6 сентября 1941 года
я, как обычно по субботам, поехал домой помыться и переодеть белье. Уже на Прогоном переулке я почувствовал в поведении людей что-то необычное. Все спешили к трамваю, одни бегом, другие под тяжестью тюков, мелко и быстро семеня ногами. Люди были напуганы.Я поспешил к дому. Только успел спуститься с горы на Прогонном переулке, как в метрах 150 раздался сильный взрыв. Инстинктивно нагнулся к земле и правильно сделал – над головой с визгом пролетел кусок металла. Поднялся и сразу же был засыпан землей и грязью. Отряхнувшись, побежал к дому.
Около дома [№] 9 собралась небольшая толпа любопытных. Снаряд упал между домов, повредив их осколками. Невдалеке лежал разорванный осколками мальчик. Рядом с домом стонали две раненые женщины. Дом оказался закрыт. Все жильцы прятались в выкопанной во дворе щели. Там я увидел своих. Они были напуганы и ошеломлены. Чтобы хоть как-то ободрить их, рассказал анекдот. Не помогло. Вдруг в сотне метров от нас вновь упал снаряд. Дзинькнули стекла. Наступила жуткая тишина, а затем раздались стоны и крики. Значит, опять кого-то ранило.

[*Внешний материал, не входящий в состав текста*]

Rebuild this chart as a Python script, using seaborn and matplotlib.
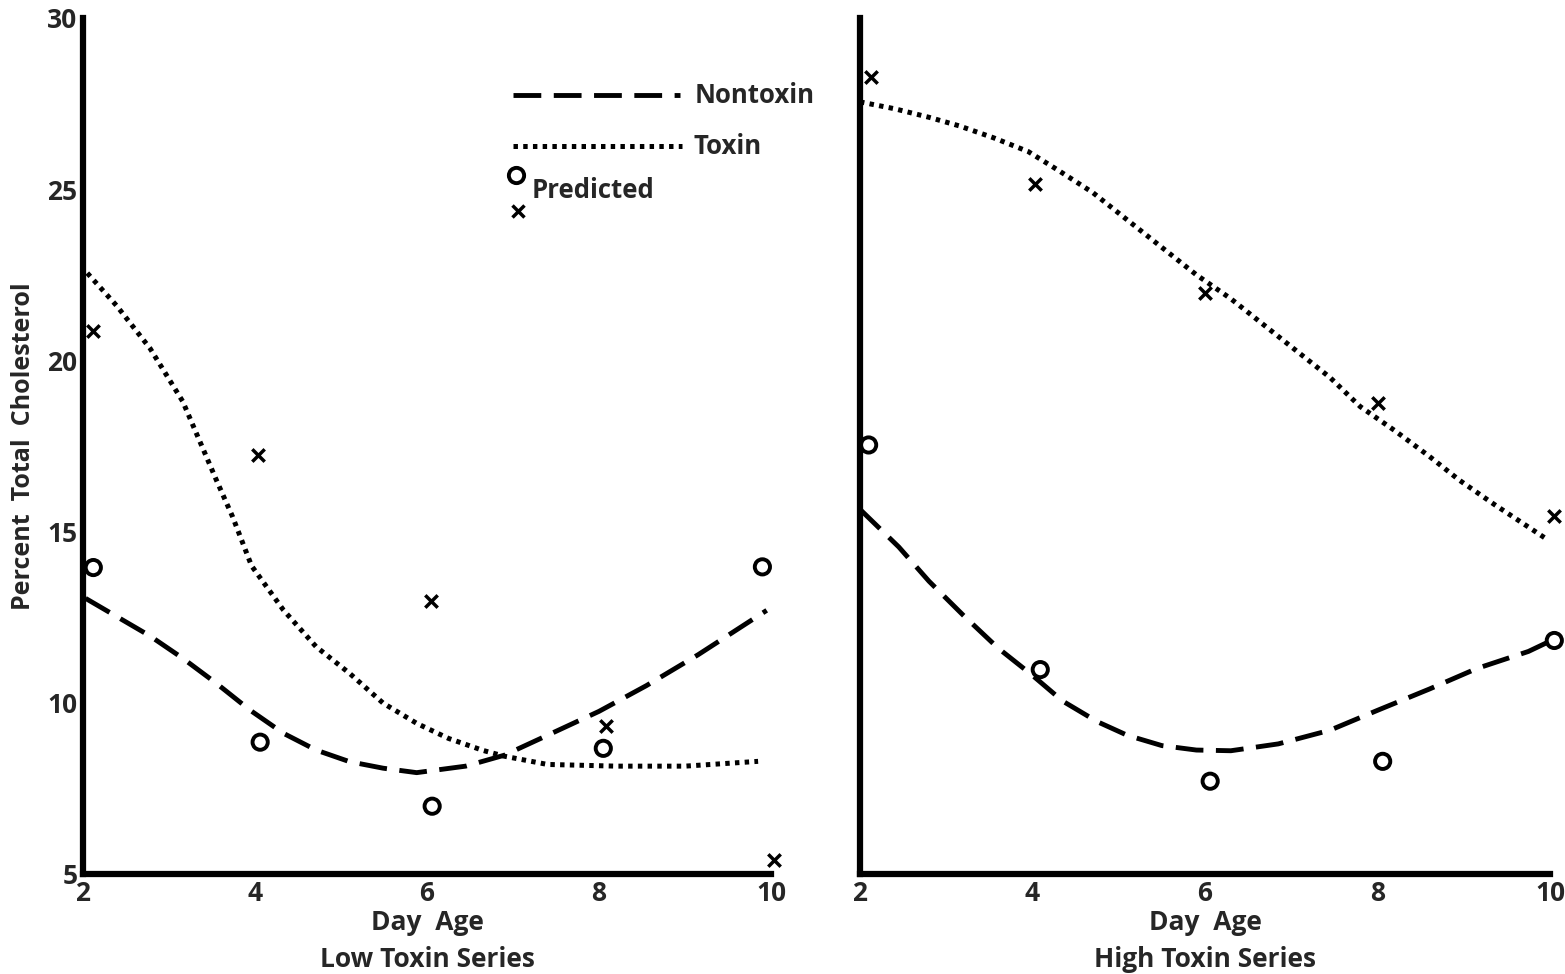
import seaborn as sns
import matplotlib.pyplot as plt

low_circle_x = [2.12, 4.06, 6.06, 8.05, 9.9]
low_circle_y = [13.95, 8.85, 6.98, 8.67, 13.97]
low_cross_x = [2.12, 4.03, 6.05, 8.08, 10.03]
low_cross_y = [20.85, 17.24, 12.98, 9.31, 5.41]

high_circle_x = [2.1, 4.09, 6.06, 8.06, 10.05]
high_circle_y = [17.53, 10.97, 7.71, 8.29, 11.82]
high_cross_x = [2.13, 4.03, 6.0, 8.0, 10.05]
high_cross_y = [28.28, 25.16, 21.96, 18.75, 15.46]

# curvas
low_nontox_x = [2.03, 2.78, 3.16, 3.55, 3.94, 4.33, 4.71, 5.10, 5.49, 5.88, 6.45, 6.9, 7.4,
                8.0, 8.55, 9.15, 9.95]
low_nontox_y = [13.05, 11.95, 11.3, 10.57, 9.79, 9.11, 8.62, 8.28, 8.09, 7.96, 8.15, 8.47, 9.05,
                9.75, 10.5, 11.4, 12.7]
low_tox_x = [2.05, 2.39, 2.78, 3.16, 3.55, 3.74, 3.96, 4.33, 4.71, 5.10, 5.49, 5.88, 6.25, 6.65,
             6.9, 7.4, 8.2, 9.0, 9.85]
low_tox_y = [22.55, 21.6, 20.35, 18.8, 16.51, 15.43, 14.0, 12.71, 11.64, 10.86, 9.99, 9.4, 8.96, 8.61,
             8.44, 8.2, 8.15, 8.15, 8.29]

high_nontox_x = [2.0, 2.45, 2.8, 3.2, 3.6, 4.0, 4.35, 4.75, 5.1, 5.5, 5.9, 6.3, 6.85, 7.45,
                 8.0, 8.6, 9.15, 9.75, 10.0]
high_nontox_y = [15.65, 14.55, 13.55, 12.55, 11.6, 10.8, 10.05, 9.45, 9.05, 8.75, 8.62, 8.6, 8.8, 9.2,
                 9.78, 10.4, 11.0, 11.5, 11.8]
high_tox_x = [2.0, 2.4, 2.8, 3.15, 3.55, 3.95, 4.3, 4.7, 5.1, 5.5, 5.9, 6.3, 6.65, 7.05, 7.45,
              7.8, 8.2, 8.6, 8.95, 9.35, 9.95]
high_tox_y = [27.55, 27.35, 27.1, 26.85, 26.5, 26.1, 25.55, 24.9, 24.1, 23.3, 22.5, 21.8, 21.1, 20.3, 19.5,
              18.65, 17.95, 17.2, 16.5, 15.8, 14.8]

xticks = [2, 4, 6, 8, 10]
yticks = [5, 10, 15, 20, 25, 30]

sns.set_style('white')
plt.rcParams['font.family'] = ['Open Sans', 'DejaVu Sans']
plt.rcParams['font.weight'] = 'bold'
plt.rcParams['lines.scale_dashes'] = False

DASH = (0, (20, 9))
DOT = (0, (3.2, 3.8))

fig = plt.figure(figsize=(15.65, 9.74), dpi=100)
W, H = 1565, 974
ax1 = fig.add_axes([83 / W, 1 - 874 / H, 688 / W, 856 / H])
ax2 = fig.add_axes([860 / W, 1 - 874 / H, 690 / W, 856 / H])


def panel(ax, nx, ny, tx, ty, cx, cy, xx, xy, label):
    sns.lineplot(x=nx, y=ny, ax=ax, color='black', lw=3.5, linestyle=DASH, sort=False, estimator=None)
    sns.lineplot(x=tx, y=ty, ax=ax, color='black', lw=3.6, linestyle=DOT, sort=False, estimator=None)
    sns.scatterplot(x=cx, y=cy, ax=ax, marker='o', s=120, facecolors='none', edgecolor='black',
                    linewidth=2.8, clip_on=False, zorder=5)
    sns.scatterplot(x=xx, y=xy, ax=ax, marker='x', s=80, color='black', linewidth=2.5,
                    clip_on=False, zorder=5)
    ax.set_xlim(2, 10)
    ax.set_ylim(5, 30)
    ax.set_xticks(xticks)
    ax.set_yticks(yticks)
    ax.tick_params(length=0, labelsize=19, pad=4)
    for t in ax.get_xticklabels() + ax.get_yticklabels():
        t.set_fontweight('bold')
    for s in ['top', 'right']:
        ax.spines[s].set_visible(False)
    for s in ['left', 'bottom']:
        ax.spines[s].set_linewidth(4.5)
        ax.spines[s].set_color('black')
    ax.set_xlabel('Day  Age\n' + label, fontsize=19, fontweight='bold', linespacing=1.45, labelpad=2)


panel(ax1, low_nontox_x, low_nontox_y, low_tox_x, low_tox_y,
      low_circle_x, low_circle_y, low_cross_x, low_cross_y, 'Low Toxin Series')
panel(ax2, high_nontox_x, high_nontox_y, high_tox_x, high_tox_y,
      high_circle_x, high_circle_y, high_cross_x, high_cross_y, 'High Toxin Series')

ax2.set_yticklabels([])
ax1.set_ylabel('Percent  Total  Cholesterol', fontsize=18, fontweight='bold', labelpad=8)

# leyenda dibujada a mano
tr = ax1.transAxes
ax1.plot([0.625, 0.868], [0.910, 0.910], transform=tr, color='black', lw=3.5, linestyle=DASH)
ax1.text(0.8895, 0.910, 'Nontoxin', transform=tr, fontsize=18.5, fontweight='bold', va='center')
ax1.plot([0.625, 0.871], [0.850, 0.850], transform=tr, color='black', lw=3.6, linestyle=DOT)
ax1.text(0.887, 0.850, 'Toxin', transform=tr, fontsize=18.5, fontweight='bold', va='center')
ax1.plot([0.629], [0.8166], transform=tr, marker='o', ms=11, mfc='none', mec='black', mew=2.8)
ax1.plot([0.632], [0.7745], transform=tr, marker='x', ms=9, color='black', mew=2.5)
ax1.text(0.6526, 0.798, 'Predicted', transform=tr, fontsize=18.5, fontweight='bold', va='center')

fig.savefig('out.png', dpi=100, facecolor='white')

Отыскал мать. Она ухватила меня за пальто и не отпускала от себя, хотя я никуда и не пытался уйти. Оказывается, немцы уже дали восемь выстрелов по заводу им. Ленина. Ни один из них в цель не попал. Правда, на территории завода два снаряда разорвались – один на шихтовом дворе, другой в медпункте. Все это объяснила мне мать, путая слова и названия. ‹…›
Немцы стреляли регулярно, через каждые полчаса. В перерыве между выстрелами народ выбирался из траншей, бежал на место разрыва и оказывал первую помощь пострадавшим и через 25 минут снова забирался в укрытие.
Наш дом и траншея оказались на пути между стреляющим орудием и заводом. Снаряды рвались вокруг дома, срывали крыши, повреждая квартиры. Всего за вечер пострадало 34 человека.
Уговорил мать срочно перебраться, захватив ценные вещи, к Добычину и там остаться несколько дней.
В 9 [часов] вечера направился к Смольному. Выстрелы раздавались все чаще. Только успел пройти сталелитейный цех, находившийся рядом с улицей, как раздался взрыв. Разворотило всю мостовую и заводской забор, цех остался невредим.
На трамвайной остановке собралась толпа с узлами и чемоданами. Все стремились перебраться в Петроградский район. Трамваи задерживались. Дошел до Смольного пешком.
Ноябрь [1941 года].
Это рассказала мне мать одного моего товарища.«Я возвращалась из Володарского райисполкома, еле передвигая ногами, думала: вот дойду до магазина и куплю себе хлеба. Страшно хотелось есть, нет, не есть – жрать. Казалось, съела бы любую пищу.
Впереди меня так же медленно шел молодой человек. В его обессиленной походке чувствовалась большая усталость. Он был хорошо одет: кожаное пальто, фетровые бурки, котиковая шапка. Наблюдая за его движениями, я перестала следить за своими переживаниями. Человек дошел до столба, прислонился к нему спиной и секунду спустя пополз вниз.
Я подошла к нему:
– Вставайте, гражданин.
Он безразлично взглянул на меня:
– Не могу подняться. Не ел уже два дня. Потерял карточки.
– Поднимайтесь, возьмите себя в руки. – Подняла его, взяла под руку, потащила. Он немного ожил и даже попробовал пошутить:
– Вы смерть тащите, а не меня.
– Вот дойдем до магазина, – внушаю ему, – выкуплю хлеб, и вы поедите. Хоть всего 125 г, но все же дойдете до дома.
Так шли мы с ним километра полтора. Вот уже и магазин виден. Остались какие-нибудь 30–40 шагов. Внезапно мой спутник осел. Пробовала удержать его, но сил не было.
– Поднимайтесь. Вот уже и магазин.
Мой молодой спутник прошептал:
– Мне уже не нужно хлеба. Я умираю. Большое спасибо вам… Прощайте.
С помощью прохожих общими усилиями втащили его в магазин. Прибывший на место врач развел руками: “Ничем не могу помочь”».